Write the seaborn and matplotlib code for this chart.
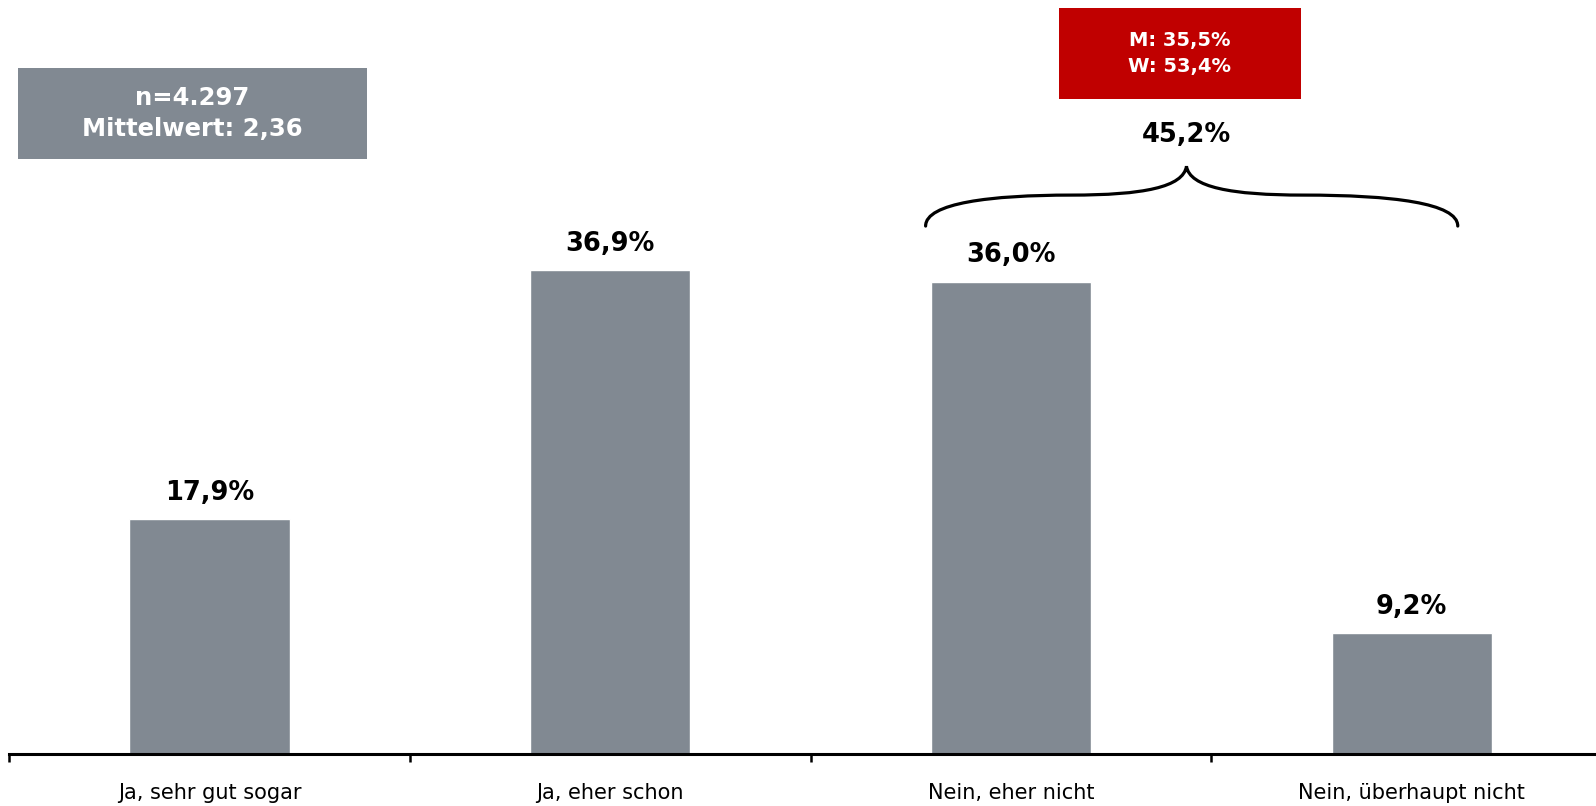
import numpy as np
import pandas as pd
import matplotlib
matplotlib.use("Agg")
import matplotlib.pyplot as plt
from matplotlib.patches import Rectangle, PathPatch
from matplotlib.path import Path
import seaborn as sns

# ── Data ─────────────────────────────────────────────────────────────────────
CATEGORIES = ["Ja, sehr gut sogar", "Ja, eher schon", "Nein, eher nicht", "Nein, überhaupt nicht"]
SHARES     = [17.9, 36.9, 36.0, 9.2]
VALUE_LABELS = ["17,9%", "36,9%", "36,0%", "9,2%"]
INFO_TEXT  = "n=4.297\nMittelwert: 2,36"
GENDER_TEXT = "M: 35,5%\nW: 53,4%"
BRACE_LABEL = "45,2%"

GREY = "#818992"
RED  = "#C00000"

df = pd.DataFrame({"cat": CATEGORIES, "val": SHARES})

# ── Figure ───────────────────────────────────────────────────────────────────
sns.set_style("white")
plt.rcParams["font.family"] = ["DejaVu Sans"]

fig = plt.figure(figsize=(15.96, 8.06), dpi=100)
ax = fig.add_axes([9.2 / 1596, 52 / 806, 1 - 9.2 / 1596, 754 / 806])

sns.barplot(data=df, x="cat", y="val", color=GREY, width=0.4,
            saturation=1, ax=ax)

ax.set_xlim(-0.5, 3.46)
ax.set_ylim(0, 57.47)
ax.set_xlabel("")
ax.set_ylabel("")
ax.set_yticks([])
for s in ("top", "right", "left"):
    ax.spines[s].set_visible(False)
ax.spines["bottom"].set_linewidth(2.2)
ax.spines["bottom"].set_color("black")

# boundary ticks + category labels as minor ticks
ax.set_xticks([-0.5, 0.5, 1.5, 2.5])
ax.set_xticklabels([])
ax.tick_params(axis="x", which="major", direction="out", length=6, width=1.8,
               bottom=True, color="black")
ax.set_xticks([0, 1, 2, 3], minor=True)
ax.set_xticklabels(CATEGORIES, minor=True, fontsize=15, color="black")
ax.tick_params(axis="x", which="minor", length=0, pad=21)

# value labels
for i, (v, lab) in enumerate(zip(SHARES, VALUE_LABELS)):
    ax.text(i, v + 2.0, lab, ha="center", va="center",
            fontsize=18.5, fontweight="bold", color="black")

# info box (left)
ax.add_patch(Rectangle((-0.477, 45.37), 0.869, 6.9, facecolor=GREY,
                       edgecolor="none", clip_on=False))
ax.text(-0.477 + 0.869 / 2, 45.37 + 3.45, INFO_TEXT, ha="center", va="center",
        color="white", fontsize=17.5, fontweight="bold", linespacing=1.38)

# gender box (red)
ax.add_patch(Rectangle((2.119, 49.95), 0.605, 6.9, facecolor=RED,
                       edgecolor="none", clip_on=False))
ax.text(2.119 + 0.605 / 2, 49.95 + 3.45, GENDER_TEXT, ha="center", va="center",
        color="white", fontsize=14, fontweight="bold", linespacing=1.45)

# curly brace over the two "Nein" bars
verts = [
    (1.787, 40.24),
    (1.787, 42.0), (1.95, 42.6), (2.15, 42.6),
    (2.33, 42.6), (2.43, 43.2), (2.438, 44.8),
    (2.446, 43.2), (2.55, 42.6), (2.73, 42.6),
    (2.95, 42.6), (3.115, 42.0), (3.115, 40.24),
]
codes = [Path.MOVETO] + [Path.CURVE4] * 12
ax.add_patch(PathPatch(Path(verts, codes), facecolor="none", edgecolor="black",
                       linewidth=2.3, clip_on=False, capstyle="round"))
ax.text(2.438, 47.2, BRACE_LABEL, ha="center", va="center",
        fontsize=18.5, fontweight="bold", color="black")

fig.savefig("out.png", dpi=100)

========

Challenge - Pictures are to be left out; repeat all the remaining data exactly.

Solution -
Write the seaborn and matplotlib code for this chart.
import numpy as np
import pandas as pd
import matplotlib
matplotlib.use("Agg")
import matplotlib.pyplot as plt
from matplotlib.patches import Rectangle, PathPatch
from matplotlib.path import Path
import seaborn as sns

# ── Data ─────────────────────────────────────────────────────────────────────
CATEGORIES = ["Ja, sehr gut sogar", "Ja, eher schon", "Nein, eher nicht", "Nein, überhaupt nicht"]
SHARES     = [17.9, 36.9, 36.0, 9.2]
VALUE_LABELS = ["17,9%", "36,9%", "36,0%", "9,2%"]
INFO_TEXT  = "n=4.297\nMittelwert: 2,36"
GENDER_TEXT = "M: 35,5%\nW: 53,4%"
BRACE_LABEL = "45,2%"

GREY = "#818992"
RED  = "#C00000"

df = pd.DataFrame({"cat": CATEGORIES, "val": SHARES})

# ── Figure ───────────────────────────────────────────────────────────────────
sns.set_style("white")
plt.rcParams["font.family"] = ["DejaVu Sans"]

fig = plt.figure(figsize=(15.96, 8.06), dpi=100)
ax = fig.add_axes([9.2 / 1596, 52 / 806, 1 - 9.2 / 1596, 754 / 806])

sns.barplot(data=df, x="cat", y="val", color=GREY, width=0.4,
            saturation=1, ax=ax)

ax.set_xlim(-0.5, 3.46)
ax.set_ylim(0, 57.47)
ax.set_xlabel("")
ax.set_ylabel("")
ax.set_yticks([])
for s in ("top", "right", "left"):
    ax.spines[s].set_visible(False)
ax.spines["bottom"].set_linewidth(2.2)
ax.spines["bottom"].set_color("black")

# boundary ticks + category labels as minor ticks
ax.set_xticks([-0.5, 0.5, 1.5, 2.5])
ax.set_xticklabels([])
ax.tick_params(axis="x", which="major", direction="out", length=6, width=1.8,
               bottom=True, color="black")
ax.set_xticks([0, 1, 2, 3], minor=True)
ax.set_xticklabels(CATEGORIES, minor=True, fontsize=15, color="black")
ax.tick_params(axis="x", which="minor", length=0, pad=21)

# value labels
for i, (v, lab) in enumerate(zip(SHARES, VALUE_LABELS)):
    ax.text(i, v + 2.0, lab, ha="center", va="center",
            fontsize=18.5, fontweight="bold", color="black")

# info box (left)
ax.add_patch(Rectangle((-0.477, 45.37), 0.869, 6.9, facecolor=GREY,
                       edgecolor="none", clip_on=False))
ax.text(-0.477 + 0.869 / 2, 45.37 + 3.45, INFO_TEXT, ha="center", va="center",
        color="white", fontsize=17.5, fontweight="bold", linespacing=1.38)

# gender box (red)
ax.add_patch(Rectangle((2.119, 49.95), 0.605, 6.9, facecolor=RED,
                       edgecolor="none", clip_on=False))
ax.text(2.119 + 0.605 / 2, 49.95 + 3.45, GENDER_TEXT, ha="center", va="center",
        color="white", fontsize=14, fontweight="bold", linespacing=1.45)

# curly brace over the two "Nein" bars
verts = [
    (1.787, 40.24),
    (1.787, 42.0), (1.95, 42.6), (2.15, 42.6),
    (2.33, 42.6), (2.43, 43.2), (2.438, 44.8),
    (2.446, 43.2), (2.55, 42.6), (2.73, 42.6),
    (2.95, 42.6), (3.115, 42.0), (3.115, 40.24),
]
codes = [Path.MOVETO] + [Path.CURVE4] * 12
ax.add_patch(PathPatch(Path(verts, codes), facecolor="none", edgecolor="black",
                       linewidth=2.3, clip_on=False, capstyle="round"))
ax.text(2.438, 47.2, BRACE_LABEL, ha="center", va="center",
        fontsize=18.5, fontweight="bold", color="black")

fig.savefig("out.png", dpi=100)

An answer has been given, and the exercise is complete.